Exclude the pictures, then repeat the remaining data exactly.
-=-=-
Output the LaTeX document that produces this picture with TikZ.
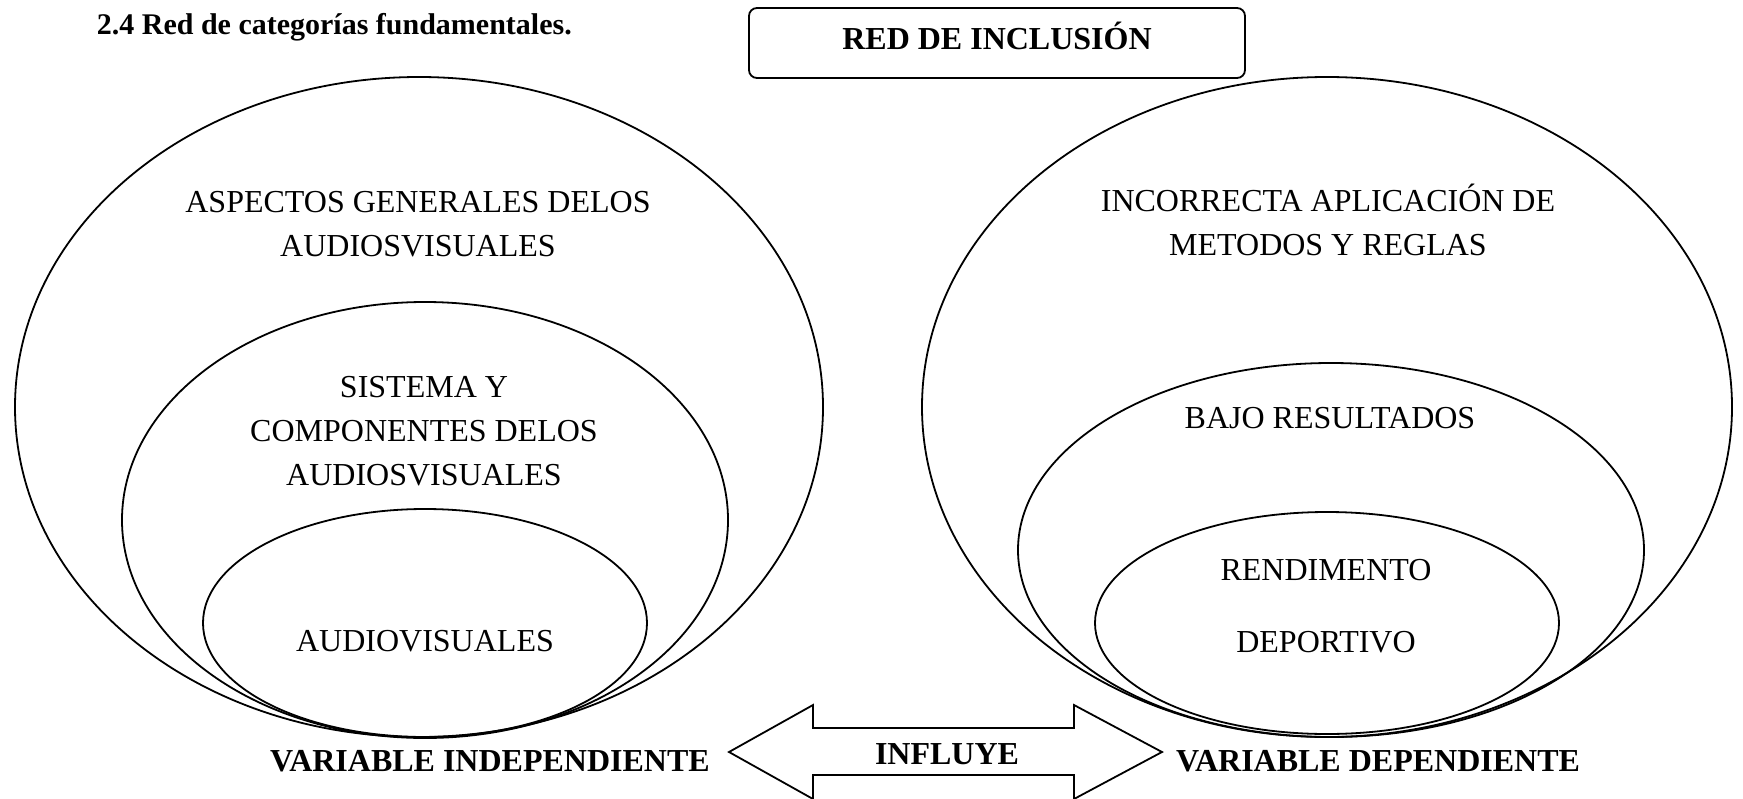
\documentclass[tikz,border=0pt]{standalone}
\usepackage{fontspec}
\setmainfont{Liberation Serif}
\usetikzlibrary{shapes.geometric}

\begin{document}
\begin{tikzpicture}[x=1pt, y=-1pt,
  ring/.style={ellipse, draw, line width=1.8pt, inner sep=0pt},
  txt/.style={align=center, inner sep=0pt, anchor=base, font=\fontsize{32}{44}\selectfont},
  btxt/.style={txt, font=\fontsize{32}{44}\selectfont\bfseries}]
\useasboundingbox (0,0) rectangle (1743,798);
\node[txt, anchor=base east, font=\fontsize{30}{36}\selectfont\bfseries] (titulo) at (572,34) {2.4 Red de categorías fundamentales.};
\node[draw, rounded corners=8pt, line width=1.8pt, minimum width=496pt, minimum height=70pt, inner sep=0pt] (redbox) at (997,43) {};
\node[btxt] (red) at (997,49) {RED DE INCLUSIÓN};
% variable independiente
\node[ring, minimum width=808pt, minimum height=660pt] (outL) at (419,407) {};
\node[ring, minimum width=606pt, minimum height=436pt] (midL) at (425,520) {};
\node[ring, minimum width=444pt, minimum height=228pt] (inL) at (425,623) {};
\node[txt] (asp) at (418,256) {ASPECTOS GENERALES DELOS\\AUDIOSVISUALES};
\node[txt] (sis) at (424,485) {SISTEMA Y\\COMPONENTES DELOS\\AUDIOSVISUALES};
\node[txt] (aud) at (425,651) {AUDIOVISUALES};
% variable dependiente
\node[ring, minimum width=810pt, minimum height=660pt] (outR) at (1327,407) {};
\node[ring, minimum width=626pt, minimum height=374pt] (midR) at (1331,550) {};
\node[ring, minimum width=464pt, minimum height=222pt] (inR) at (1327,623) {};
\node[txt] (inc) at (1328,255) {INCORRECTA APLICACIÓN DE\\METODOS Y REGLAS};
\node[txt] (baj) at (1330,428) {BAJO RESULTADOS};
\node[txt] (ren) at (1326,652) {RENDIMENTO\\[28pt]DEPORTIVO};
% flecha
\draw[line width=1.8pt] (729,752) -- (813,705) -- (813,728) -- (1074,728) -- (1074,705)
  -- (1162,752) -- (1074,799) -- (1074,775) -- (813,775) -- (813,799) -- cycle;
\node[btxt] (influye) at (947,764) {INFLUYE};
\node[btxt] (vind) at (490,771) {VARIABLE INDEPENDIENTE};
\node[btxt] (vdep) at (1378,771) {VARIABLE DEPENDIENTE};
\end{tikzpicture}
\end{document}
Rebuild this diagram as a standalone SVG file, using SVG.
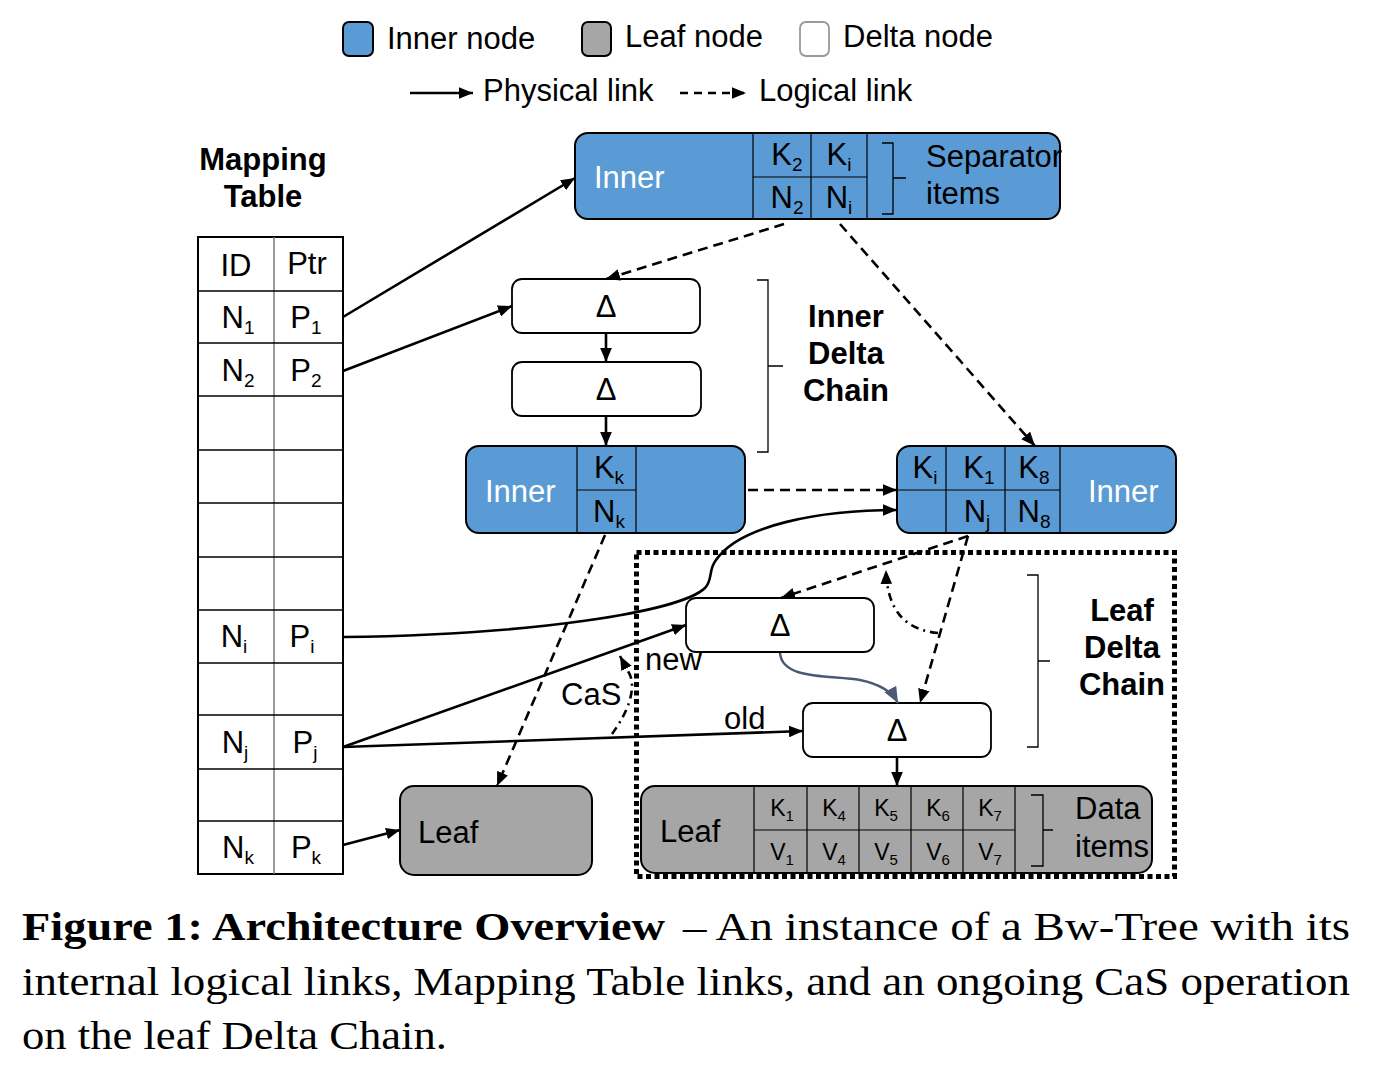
-=-=-
OUTPUT FOR THIS TASK =
Output the LaTeX document that produces this picture with TikZ.
\documentclass[tikz,border=0pt]{standalone}
\usepackage{fontspec}
\setmainfont{Liberation Serif}
\usetikzlibrary{shapes.geometric}

\begin{document}
\begin{tikzpicture}[x=1pt, y=-1pt,
  ring/.style={ellipse, draw, line width=1.8pt, inner sep=0pt},
  txt/.style={align=center, inner sep=0pt, anchor=base, font=\fontsize{32}{44}\selectfont},
  btxt/.style={txt, font=\fontsize{32}{44}\selectfont\bfseries}]
\useasboundingbox (0,0) rectangle (1743,798);
\node[txt, anchor=base east, font=\fontsize{30}{36}\selectfont\bfseries] (titulo) at (572,34) {2.4 Red de categorías fundamentales.};
\node[draw, rounded corners=8pt, line width=1.8pt, minimum width=496pt, minimum height=70pt, inner sep=0pt] (redbox) at (997,43) {};
\node[btxt] (red) at (997,49) {RED DE INCLUSIÓN};
% variable independiente
\node[ring, minimum width=808pt, minimum height=660pt] (outL) at (419,407) {};
\node[ring, minimum width=606pt, minimum height=436pt] (midL) at (425,520) {};
\node[ring, minimum width=444pt, minimum height=228pt] (inL) at (425,623) {};
\node[txt] (asp) at (418,256) {ASPECTOS GENERALES DELOS\\AUDIOSVISUALES};
\node[txt] (sis) at (424,485) {SISTEMA Y\\COMPONENTES DELOS\\AUDIOSVISUALES};
\node[txt] (aud) at (425,651) {AUDIOVISUALES};
% variable dependiente
\node[ring, minimum width=810pt, minimum height=660pt] (outR) at (1327,407) {};
\node[ring, minimum width=626pt, minimum height=374pt] (midR) at (1331,550) {};
\node[ring, minimum width=464pt, minimum height=222pt] (inR) at (1327,623) {};
\node[txt] (inc) at (1328,255) {INCORRECTA APLICACIÓN DE\\METODOS Y REGLAS};
\node[txt] (baj) at (1330,428) {BAJO RESULTADOS};
\node[txt] (ren) at (1326,652) {RENDIMENTO\\[28pt]DEPORTIVO};
% flecha
\draw[line width=1.8pt] (729,752) -- (813,705) -- (813,728) -- (1074,728) -- (1074,705)
  -- (1162,752) -- (1074,799) -- (1074,775) -- (813,775) -- (813,799) -- cycle;
\node[btxt] (influye) at (947,764) {INFLUYE};
\node[btxt] (vind) at (490,771) {VARIABLE INDEPENDIENTE};
\node[btxt] (vdep) at (1378,771) {VARIABLE DEPENDIENTE};
\end{tikzpicture}
\end{document}
Rebuild this diagram as a standalone SVG file, using SVG.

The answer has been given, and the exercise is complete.